==== SOURCE DATA ====

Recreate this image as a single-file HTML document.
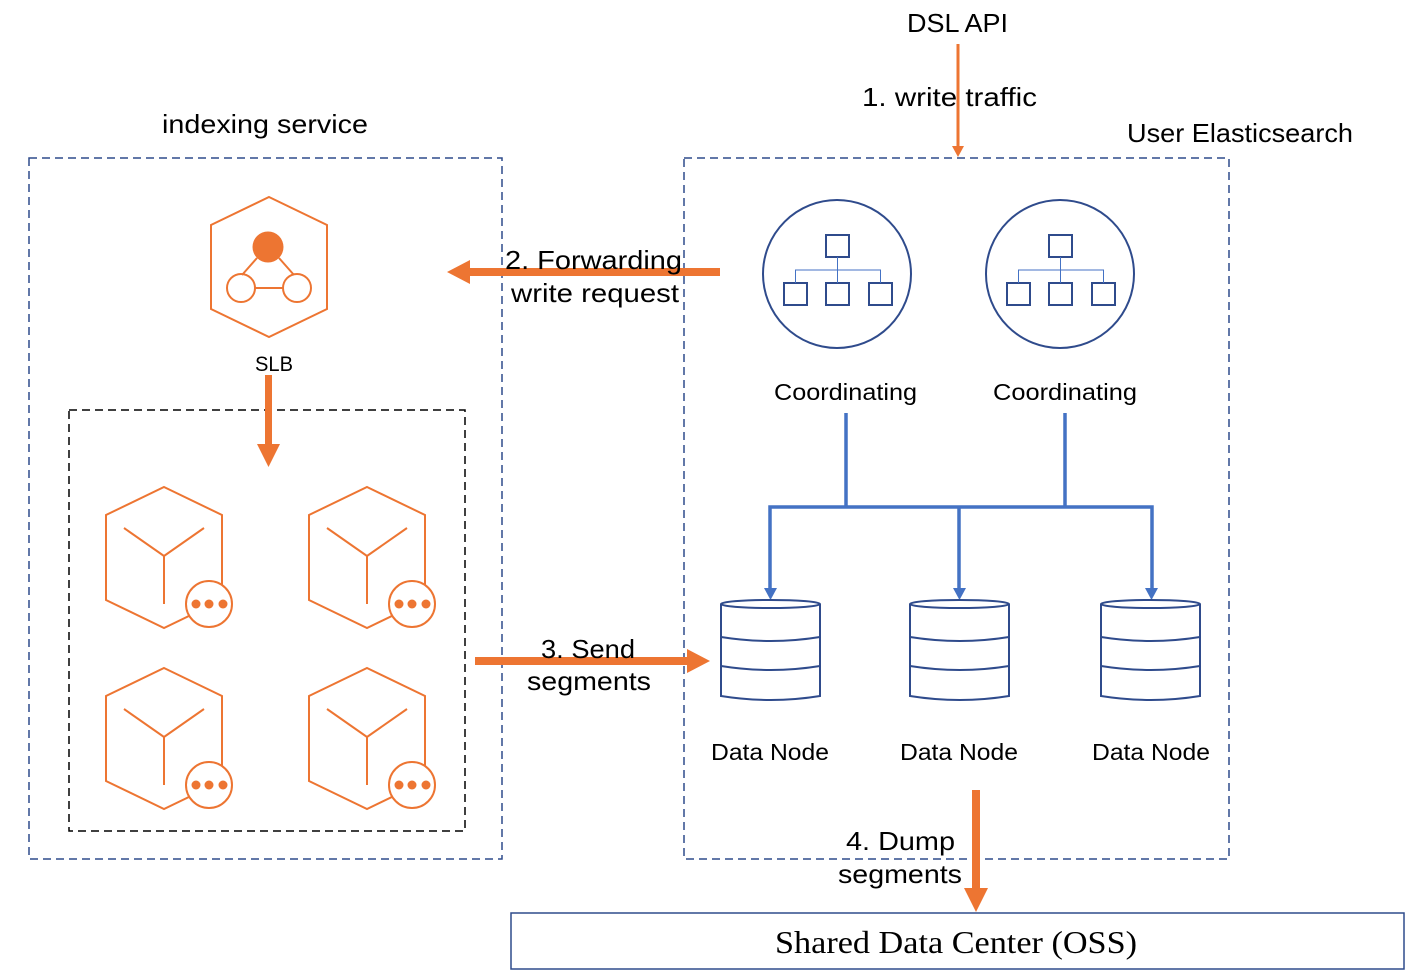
<!DOCTYPE html>
<html><head><meta charset="utf-8"><style>
html,body{margin:0;padding:0;background:#fff;}
svg{display:block;}
text{font-family:"Liberation Sans","DejaVu Sans",sans-serif;fill:#000;}
</style></head><body>
<svg width="1426" height="980" viewBox="0 0 1426 980" xmlns="http://www.w3.org/2000/svg">
<defs>
<g id="cube" fill="none" stroke="#ED7532" stroke-width="2">
  <polygon points="164,487 222,515 222,600 164,628 106,600 106,515" />
  <path d="M124,528 L164,556 L204,528 M164,556 L164,604"/>
  <circle cx="209" cy="604" r="23" fill="#fff"/>
  <g fill="#ED7532" stroke="none"><circle cx="196" cy="604" r="4.5"/><circle cx="209" cy="604" r="4.5"/><circle cx="223" cy="604" r="4.5"/></g>
</g>
<g id="coord" fill="none" stroke="#2F4B8C" stroke-width="2">
  <circle cx="837" cy="274" r="74"/>
  <rect x="826" y="235" width="23" height="22"/>
  <rect x="784" y="283" width="23" height="22"/>
  <rect x="826" y="283" width="23" height="22"/>
  <rect x="869" y="283" width="23" height="22"/>
  <path d="M837.5,257 V283 M795.5,283 V270 H880.5 V283" stroke="#4472C4" stroke-width="1"/>
</g>
<g id="cyl" fill="#fff" stroke="#2F4B8C" stroke-width="2">
  <path d="M721,604 V696 Q771,704 820,696 V604"/>
  <ellipse cx="770.5" cy="604" rx="49.5" ry="4"/>
  <path d="M721,637 Q771,645 820,637 M721,666 Q771,674 820,666" fill="none"/>
</g>
</defs>

<rect x="29" y="158" width="473" height="701" fill="none" stroke="#2F4B8C" stroke-width="1.5" stroke-dasharray="8,5"/>
<rect x="684" y="158" width="545" height="701" fill="none" stroke="#2F4B8C" stroke-width="1.5" stroke-dasharray="8,5"/>
<rect x="69" y="410" width="396" height="421" fill="none" stroke="#000" stroke-width="1.5" stroke-dasharray="8,5"/>

<text x="162" y="133" font-size="26" textLength="206" lengthAdjust="spacingAndGlyphs">indexing service</text>
<text x="1127" y="142" font-size="26" textLength="226" lengthAdjust="spacingAndGlyphs">User Elasticsearch</text>
<text x="907" y="32" font-size="26" textLength="101" lengthAdjust="spacingAndGlyphs">DSL API</text>

<g fill="none" stroke="#ED7532" stroke-width="2">
  <polygon points="269,197 327,225 327,309 269,337 211,309 211,225"/>
  <path d="M257,258 L242,275 M279,258 L294,275 M255,288 H283"/>
  <circle cx="241" cy="288" r="14"/>
  <circle cx="297" cy="288" r="14"/>
</g>
<circle cx="268" cy="247" r="15.5" fill="#ED7532"/>
<text x="255" y="371" font-size="21" textLength="38" lengthAdjust="spacingAndGlyphs">SLB</text>
<rect x="265" y="375" width="7" height="70" fill="#ED7532"/>
<polygon points="257,444 280,444 268.5,467" fill="#ED7532"/>

<use href="#cube"/>
<use href="#cube" x="203"/>
<use href="#cube" y="181"/>
<use href="#cube" x="203" y="181"/>

<use href="#coord"/>
<use href="#coord" x="223"/>
<text x="774" y="400" font-size="23" textLength="143" lengthAdjust="spacingAndGlyphs">Coordinating</text>
<text x="993" y="400" font-size="23" textLength="144" lengthAdjust="spacingAndGlyphs">Coordinating</text>

<g stroke="#4472C4" stroke-width="3.5" fill="none">
  <path d="M846,413 V507 M1065,413 V507 M770,590 V507 H1152 V590 M959,507 V590"/>
</g>
<g fill="#4472C4">
  <polygon points="764,588 777,588 770.5,600"/>
  <polygon points="953,588 966,588 959.5,600"/>
  <polygon points="1145,588 1158,588 1151.5,600"/>
</g>

<use href="#cyl"/>
<use href="#cyl" x="189"/>
<use href="#cyl" x="380"/>
<text x="711" y="760" font-size="23" textLength="118" lengthAdjust="spacingAndGlyphs">Data Node</text>
<text x="900" y="760" font-size="23" textLength="118" lengthAdjust="spacingAndGlyphs">Data Node</text>
<text x="1092" y="760" font-size="23" textLength="118" lengthAdjust="spacingAndGlyphs">Data Node</text>

<rect x="956.5" y="44" width="3" height="104" fill="#ED7532"/>
<polygon points="952,146 964,146 958,157" fill="#ED7532"/>
<text x="862" y="106" font-size="26" textLength="175" lengthAdjust="spacingAndGlyphs">1. write traffic</text>

<rect x="468" y="268" width="252" height="8" fill="#ED7532"/>
<polygon points="470,260 470,284 447,272" fill="#ED7532"/>
<text x="505" y="269" font-size="26" textLength="177" lengthAdjust="spacingAndGlyphs">2. Forwarding</text>
<text x="511" y="302" font-size="26" textLength="168" lengthAdjust="spacingAndGlyphs">write request</text>

<rect x="475" y="657" width="215" height="8" fill="#ED7532"/>
<polygon points="687,649 687,673 710,661" fill="#ED7532"/>
<text x="541" y="658" font-size="26" textLength="94" lengthAdjust="spacingAndGlyphs">3. Send</text>
<text x="527" y="690" font-size="26" textLength="124" lengthAdjust="spacingAndGlyphs">segments</text>

<rect x="972" y="790" width="8" height="100" fill="#ED7532"/>
<polygon points="964,888 988,888 976,912" fill="#ED7532"/>
<text x="846" y="850" font-size="26" textLength="109" lengthAdjust="spacingAndGlyphs">4. Dump</text>
<text x="838" y="883" font-size="26" textLength="124" lengthAdjust="spacingAndGlyphs">segments</text>

<rect x="511" y="913" width="893" height="56" fill="#fff" stroke="#2F4B8C" stroke-width="1.5"/>
<text x="775" y="953" font-size="32" textLength="362" lengthAdjust="spacingAndGlyphs" style="font-family:'Liberation Serif',serif">Shared Data Center (OSS)</text>
</svg>
</body></html>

====

→ THE REQUEST
Word for word, quote the lines above. Omit the pictures.

→ FINISHED ANSWER
Recreate this image as a single-file HTML document.
<!DOCTYPE html>
<html><head><meta charset="utf-8"><style>
html,body{margin:0;padding:0;background:#fff;}
svg{display:block;}
text{font-family:"Liberation Sans","DejaVu Sans",sans-serif;fill:#000;}
</style></head><body>
<svg width="1426" height="980" viewBox="0 0 1426 980" xmlns="http://www.w3.org/2000/svg">
<defs>
<g id="cube" fill="none" stroke="#ED7532" stroke-width="2">
  <polygon points="164,487 222,515 222,600 164,628 106,600 106,515" />
  <path d="M124,528 L164,556 L204,528 M164,556 L164,604"/>
  <circle cx="209" cy="604" r="23" fill="#fff"/>
  <g fill="#ED7532" stroke="none"><circle cx="196" cy="604" r="4.5"/><circle cx="209" cy="604" r="4.5"/><circle cx="223" cy="604" r="4.5"/></g>
</g>
<g id="coord" fill="none" stroke="#2F4B8C" stroke-width="2">
  <circle cx="837" cy="274" r="74"/>
  <rect x="826" y="235" width="23" height="22"/>
  <rect x="784" y="283" width="23" height="22"/>
  <rect x="826" y="283" width="23" height="22"/>
  <rect x="869" y="283" width="23" height="22"/>
  <path d="M837.5,257 V283 M795.5,283 V270 H880.5 V283" stroke="#4472C4" stroke-width="1"/>
</g>
<g id="cyl" fill="#fff" stroke="#2F4B8C" stroke-width="2">
  <path d="M721,604 V696 Q771,704 820,696 V604"/>
  <ellipse cx="770.5" cy="604" rx="49.5" ry="4"/>
  <path d="M721,637 Q771,645 820,637 M721,666 Q771,674 820,666" fill="none"/>
</g>
</defs>

<rect x="29" y="158" width="473" height="701" fill="none" stroke="#2F4B8C" stroke-width="1.5" stroke-dasharray="8,5"/>
<rect x="684" y="158" width="545" height="701" fill="none" stroke="#2F4B8C" stroke-width="1.5" stroke-dasharray="8,5"/>
<rect x="69" y="410" width="396" height="421" fill="none" stroke="#000" stroke-width="1.5" stroke-dasharray="8,5"/>

<text x="162" y="133" font-size="26" textLength="206" lengthAdjust="spacingAndGlyphs">indexing service</text>
<text x="1127" y="142" font-size="26" textLength="226" lengthAdjust="spacingAndGlyphs">User Elasticsearch</text>
<text x="907" y="32" font-size="26" textLength="101" lengthAdjust="spacingAndGlyphs">DSL API</text>

<g fill="none" stroke="#ED7532" stroke-width="2">
  <polygon points="269,197 327,225 327,309 269,337 211,309 211,225"/>
  <path d="M257,258 L242,275 M279,258 L294,275 M255,288 H283"/>
  <circle cx="241" cy="288" r="14"/>
  <circle cx="297" cy="288" r="14"/>
</g>
<circle cx="268" cy="247" r="15.5" fill="#ED7532"/>
<text x="255" y="371" font-size="21" textLength="38" lengthAdjust="spacingAndGlyphs">SLB</text>
<rect x="265" y="375" width="7" height="70" fill="#ED7532"/>
<polygon points="257,444 280,444 268.5,467" fill="#ED7532"/>

<use href="#cube"/>
<use href="#cube" x="203"/>
<use href="#cube" y="181"/>
<use href="#cube" x="203" y="181"/>

<use href="#coord"/>
<use href="#coord" x="223"/>
<text x="774" y="400" font-size="23" textLength="143" lengthAdjust="spacingAndGlyphs">Coordinating</text>
<text x="993" y="400" font-size="23" textLength="144" lengthAdjust="spacingAndGlyphs">Coordinating</text>

<g stroke="#4472C4" stroke-width="3.5" fill="none">
  <path d="M846,413 V507 M1065,413 V507 M770,590 V507 H1152 V590 M959,507 V590"/>
</g>
<g fill="#4472C4">
  <polygon points="764,588 777,588 770.5,600"/>
  <polygon points="953,588 966,588 959.5,600"/>
  <polygon points="1145,588 1158,588 1151.5,600"/>
</g>

<use href="#cyl"/>
<use href="#cyl" x="189"/>
<use href="#cyl" x="380"/>
<text x="711" y="760" font-size="23" textLength="118" lengthAdjust="spacingAndGlyphs">Data Node</text>
<text x="900" y="760" font-size="23" textLength="118" lengthAdjust="spacingAndGlyphs">Data Node</text>
<text x="1092" y="760" font-size="23" textLength="118" lengthAdjust="spacingAndGlyphs">Data Node</text>

<rect x="956.5" y="44" width="3" height="104" fill="#ED7532"/>
<polygon points="952,146 964,146 958,157" fill="#ED7532"/>
<text x="862" y="106" font-size="26" textLength="175" lengthAdjust="spacingAndGlyphs">1. write traffic</text>

<rect x="468" y="268" width="252" height="8" fill="#ED7532"/>
<polygon points="470,260 470,284 447,272" fill="#ED7532"/>
<text x="505" y="269" font-size="26" textLength="177" lengthAdjust="spacingAndGlyphs">2. Forwarding</text>
<text x="511" y="302" font-size="26" textLength="168" lengthAdjust="spacingAndGlyphs">write request</text>

<rect x="475" y="657" width="215" height="8" fill="#ED7532"/>
<polygon points="687,649 687,673 710,661" fill="#ED7532"/>
<text x="541" y="658" font-size="26" textLength="94" lengthAdjust="spacingAndGlyphs">3. Send</text>
<text x="527" y="690" font-size="26" textLength="124" lengthAdjust="spacingAndGlyphs">segments</text>

<rect x="972" y="790" width="8" height="100" fill="#ED7532"/>
<polygon points="964,888 988,888 976,912" fill="#ED7532"/>
<text x="846" y="850" font-size="26" textLength="109" lengthAdjust="spacingAndGlyphs">4. Dump</text>
<text x="838" y="883" font-size="26" textLength="124" lengthAdjust="spacingAndGlyphs">segments</text>

<rect x="511" y="913" width="893" height="56" fill="#fff" stroke="#2F4B8C" stroke-width="1.5"/>
<text x="775" y="953" font-size="32" textLength="362" lengthAdjust="spacingAndGlyphs" style="font-family:'Liberation Serif',serif">Shared Data Center (OSS)</text>
</svg>
</body></html>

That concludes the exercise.